I just wanted to drop a note to the list with my experience.
I've been using Amanda since around 2005 with 3 Amanda servers originally with AIT5, then transitioned to LTO6 and now to LTO7 on one server (still LTO6 on the other 2). During that time, disk storage on two of these servers has escalated almost exponentially. The AIT5 was 400GB native and seemed capacious. Server disk drives had gotten as big as 300G, but we still had many smaller drives. Then we started seeing drives in the 1TB, 2TB and then 4TB range, and setting up multiple RAID arrays with these. We transitioned to LTO6 on all three servers (Sony dropped out of the competition and AIT died). More recently we started seeing 6TB and 10TB drives. We now have arrays of 10TB drives on two servers, and have added a new library with two LTO7 drives on one server. The other department is struggling with costs. We have nearly 100TB total disk capacity on each of these two servers now.
One of the issues I have been dealing with is how long it takes Amanda to do the backups. With the LTO6, and doing about 2.5TB compressed backups each night on a 7 day backup cycle, it was not uncommon for the backups to run over 24 hours. I took to checking on it around the time the next run was to start in the late evening and making a considered decision whether to do an amcleanup -k so that the next run could start, e.g. sacrifice one or two DLEs to get a fresh run that would include all of the DLEs. Typically, when looking at the runs with top, I would see multiple gzips occupying CPU time. I understand that I could use pigz, but these are multi-purpose servers, and I didn't want to dominate the CPUs even more. The situation was becoming almost untenable, and disk space was escalating all the time.

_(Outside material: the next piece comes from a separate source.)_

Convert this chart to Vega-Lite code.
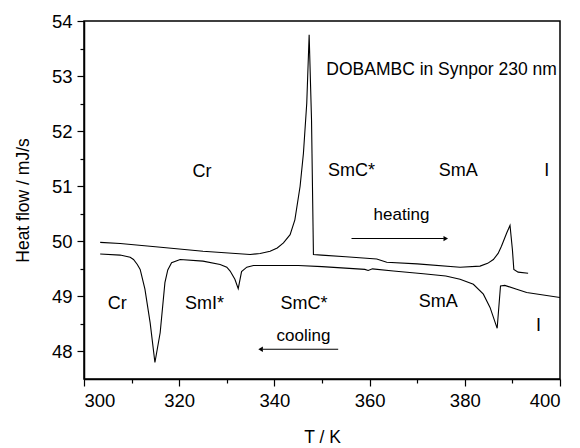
{
  "$schema": "https://vega.github.io/schema/vega-lite/v6.json",
  "autosize": "none",
  "width": 476,
  "height": 358,
  "padding": {"left": 84, "top": 21, "right": 20, "bottom": 69},
  "background": "white",
  "config": {
    "view": {"stroke": "black", "strokeWidth": 1.5},
    "font": "Liberation Sans",
    "axis": {"domainColor": "black", "domainWidth": 1.5, "tickColor": "black", "tickWidth": 1.2, "labelColor": "black", "titleColor": "black", "grid": false, "labelFont": "Liberation Sans", "titleFont": "Liberation Sans", "titleFontWeight": "normal"}
  },
  "datasets": {
    "curves": [
      {"s": "heating", "T": 303.4, "H": 49.98},
      {"s": "heating", "T": 307.6, "H": 49.96},
      {"s": "heating", "T": 315.0, "H": 49.90},
      {"s": "heating", "T": 325.0, "H": 49.82},
      {"s": "heating", "T": 334.9, "H": 49.76},
      {"s": "heating", "T": 337.0, "H": 49.78},
      {"s": "heating", "T": 339.1, "H": 49.82},
      {"s": "heating", "T": 340.6, "H": 49.88},
      {"s": "heating", "T": 341.9, "H": 49.97},
      {"s": "heating", "T": 343.3, "H": 50.12},
      {"s": "heating", "T": 344.3, "H": 50.39},
      {"s": "heating", "T": 345.4, "H": 51.0},
      {"s": "heating", "T": 346.1, "H": 51.6},
      {"s": "heating", "T": 346.8, "H": 52.51},
      {"s": "heating", "T": 347.3, "H": 53.75},
      {"s": "heating", "T": 347.8, "H": 52.2},
      {"s": "heating", "T": 348.2, "H": 49.76},
      {"s": "heating", "T": 349.9, "H": 49.75},
      {"s": "heating", "T": 355.0, "H": 49.72},
      {"s": "heating", "T": 361.5, "H": 49.68},
      {"s": "heating", "T": 363.6, "H": 49.62},
      {"s": "heating", "T": 370.0, "H": 49.59},
      {"s": "heating", "T": 379.0, "H": 49.53},
      {"s": "heating", "T": 383.2, "H": 49.55},
      {"s": "heating", "T": 384.8, "H": 49.60},
      {"s": "heating", "T": 386.0, "H": 49.67},
      {"s": "heating", "T": 387.0, "H": 49.78},
      {"s": "heating", "T": 387.7, "H": 49.91},
      {"s": "heating", "T": 388.8, "H": 50.15},
      {"s": "heating", "T": 389.5, "H": 50.29},
      {"s": "heating", "T": 390.0, "H": 49.85},
      {"s": "heating", "T": 390.3, "H": 49.49},
      {"s": "heating", "T": 391.2, "H": 49.44},
      {"s": "heating", "T": 393.3, "H": 49.42},
      {"s": "cooling", "T": 303.4, "H": 49.77},
      {"s": "cooling", "T": 307.6, "H": 49.75},
      {"s": "cooling", "T": 309.7, "H": 49.71},
      {"s": "cooling", "T": 310.4, "H": 49.67},
      {"s": "cooling", "T": 311.2, "H": 49.58},
      {"s": "cooling", "T": 311.8, "H": 49.49},
      {"s": "cooling", "T": 312.8, "H": 49.13},
      {"s": "cooling", "T": 313.9, "H": 48.52},
      {"s": "cooling", "T": 314.9, "H": 47.80},
      {"s": "cooling", "T": 316.0, "H": 48.34},
      {"s": "cooling", "T": 317.0, "H": 49.25},
      {"s": "cooling", "T": 317.6, "H": 49.48},
      {"s": "cooling", "T": 318.4, "H": 49.61},
      {"s": "cooling", "T": 320.2, "H": 49.67},
      {"s": "cooling", "T": 325.0, "H": 49.64},
      {"s": "cooling", "T": 328.6, "H": 49.58},
      {"s": "cooling", "T": 330.0, "H": 49.53},
      {"s": "cooling", "T": 330.7, "H": 49.46},
      {"s": "cooling", "T": 331.7, "H": 49.31},
      {"s": "cooling", "T": 332.4, "H": 49.14},
      {"s": "cooling", "T": 333.1, "H": 49.45},
      {"s": "cooling", "T": 334.2, "H": 49.53},
      {"s": "cooling", "T": 335.6, "H": 49.56},
      {"s": "cooling", "T": 345.0, "H": 49.56},
      {"s": "cooling", "T": 350.0, "H": 49.54},
      {"s": "cooling", "T": 359.0, "H": 49.49},
      {"s": "cooling", "T": 359.7, "H": 49.47},
      {"s": "cooling", "T": 360.6, "H": 49.50},
      {"s": "cooling", "T": 365.0, "H": 49.46},
      {"s": "cooling", "T": 371.3, "H": 49.41},
      {"s": "cooling", "T": 376.0, "H": 49.37},
      {"s": "cooling", "T": 379.0, "H": 49.31},
      {"s": "cooling", "T": 381.8, "H": 49.22},
      {"s": "cooling", "T": 383.9, "H": 49.04},
      {"s": "cooling", "T": 385.3, "H": 48.80},
      {"s": "cooling", "T": 386.8, "H": 48.42},
      {"s": "cooling", "T": 387.5, "H": 49.19},
      {"s": "cooling", "T": 388.4, "H": 49.20},
      {"s": "cooling", "T": 390.9, "H": 49.13},
      {"s": "cooling", "T": 393.0, "H": 49.07},
      {"s": "cooling", "T": 400.0, "H": 48.98}
    ],
    "arrows": [
      {"a": "heating", "T": 356.2, "H": 50.05},
      {"a": "heating", "T": 375.6, "H": 50.05},
      {"a": "cooling", "T": 337.6, "H": 48.04},
      {"a": "cooling", "T": 353.4, "H": 48.04}
    ],
    "heads": [
      {"a": "heating", "T": 376.0, "H": 50.05, "shape": "triangle-right"},
      {"a": "cooling", "T": 337.1, "H": 48.04, "shape": "triangle-left"}
    ],
    "labels": [
      {"label": "Cr", "T": 324.8, "H": 51.25},
      {"label": "SmC*", "T": 356.2, "H": 51.27},
      {"label": "SmA", "T": 378.6, "H": 51.27},
      {"label": "I", "T": 397.2, "H": 51.27},
      {"label": "Cr", "T": 307.0, "H": 48.86},
      {"label": "SmI*", "T": 325.3, "H": 48.86},
      {"label": "SmC*", "T": 346.2, "H": 48.86},
      {"label": "SmA", "T": 374.4, "H": 48.89},
      {"label": "I", "T": 395.5, "H": 48.46}
    ],
    "words": [
      {"label": "heating", "T": 366.7, "H": 50.47},
      {"label": "cooling", "T": 346.1, "H": 48.28}
    ],
    "note": [
      {"label": "DOBAMBC in Synpor 230 nm", "T": 350.9, "H": 53.11}
    ]
  },
  "encoding": {
    "x": {"field": "T", "type": "quantitative", "scale": {"domain": [300, 400], "nice": false, "zero": false},
      "axis": {"title": "T / K", "values": [300, 310, 320, 330, 340, 350, 360, 370, 380, 390, 400],
        "labelExpr": "datum.value % 20 === 0 ? format(datum.value, 'd') : ''",
        "tickSize": {"condition": {"test": "datum.value % 20 === 0", "value": 7}, "value": 4},
        "labelFontSize": 18.5, "labelPadding": 5, "titleFontSize": 17.5, "titlePadding": 19}},
    "y": {"field": "H", "type": "quantitative", "scale": {"domain": [47.5, 54], "nice": false, "zero": false},
      "axis": {"title": "Heat flow / mJ/s", "values": [48, 48.5, 49, 49.5, 50, 50.5, 51, 51.5, 52, 52.5, 53, 53.5, 54],
        "labelExpr": "datum.value % 1 === 0 ? format(datum.value, 'd') : ''",
        "tickSize": {"condition": {"test": "datum.value % 1 === 0", "value": 7}, "value": 4},
        "labelFontSize": 18.5, "labelPadding": 5, "titleFontSize": 17.5, "titlePadding": 19}}
  },
  "layer": [
    {"data": {"name": "curves"}, "mark": {"type": "line", "color": "black", "strokeWidth": 1.1, "clip": true},
      "encoding": {"detail": {"field": "s"}}},
    {"data": {"name": "arrows"}, "mark": {"type": "line", "color": "black", "strokeWidth": 1.1},
      "encoding": {"detail": {"field": "a"}}},
    {"data": {"name": "heads"}, "mark": {"type": "point", "filled": true, "color": "black", "size": 28, "opacity": 1},
      "encoding": {"shape": {"field": "shape", "type": "nominal", "scale": null, "legend": null}}},
    {"data": {"name": "labels"}, "mark": {"type": "text", "fontSize": 18, "align": "center", "baseline": "middle", "color": "black"},
      "encoding": {"text": {"field": "label"}}},
    {"data": {"name": "words"}, "mark": {"type": "text", "fontSize": 17, "align": "center", "baseline": "middle", "color": "black"},
      "encoding": {"text": {"field": "label"}}},
    {"data": {"name": "note"}, "mark": {"type": "text", "fontSize": 17.5, "align": "left", "baseline": "middle", "color": "black"},
      "encoding": {"text": {"field": "label"}}}
  ]
}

I've now had a bit of time running with LTO7, Amanda 3.4.5, and letting the tape drive do hardware compression. It happens that I (and some others on the list) couldn't figure out how to turn off compression on the LTO7, but I was already motivated to try running with hardware compression. I'm now routinely getting anywhere from 5TB to 8TB of uncompressed data (a substantial portion of it is uncompressible, e.g. large TIFFs), and it is often completing in about 8-10 hours without affecting the server load during the work day. I'm using two 4TB SSDs for holding space, and I'm using include and exclude to keep DLEs to no more than about 900GB, though many are smaller. I had previously aimed at staying under 500GB and shooting for 200 to 300GB for DLEs. I've converted all the dumptypes that I'm using to application am-gtar with compress none. I set the size of the LTO7 to ~12TB in the tapetype definition, and I set the maxdumpsize parameter to ~15TB. Everything is finally running quite smoothly.
With a 48 slot library and two LTO7 drives, I'm also ready for some additional growth. I'm seeing top speeds of about 230MB/s for tape writes, which is much faster than the top rating for LTO6, but not up to the top rating for LTO7 of 300MB/s. I had previously gotten up in the 150s for LTO6 which has a top rating of 160MB/s. I'm not sure where the bottleneck is for the LTO7. The library is running off a SAS HBA separate from the SAS HBA for the external disk cabinets. However, tape writing is not a bottleneck for my backups overall, so it's not a big deal.
The basic point here is that I've cut away from my long time thinking that it is better to do software compression so that Amanda's planner knows how much tape space is actually being used. While it feels a little uncomfortable not knowing how well the compression is working, it was always a heuristic that end of tape is how you know the tape is full. If it seemed like too little data was written, then you assumed tape errors, shoe shining, or some other issue. So, it's not really that different, and now it's much faster.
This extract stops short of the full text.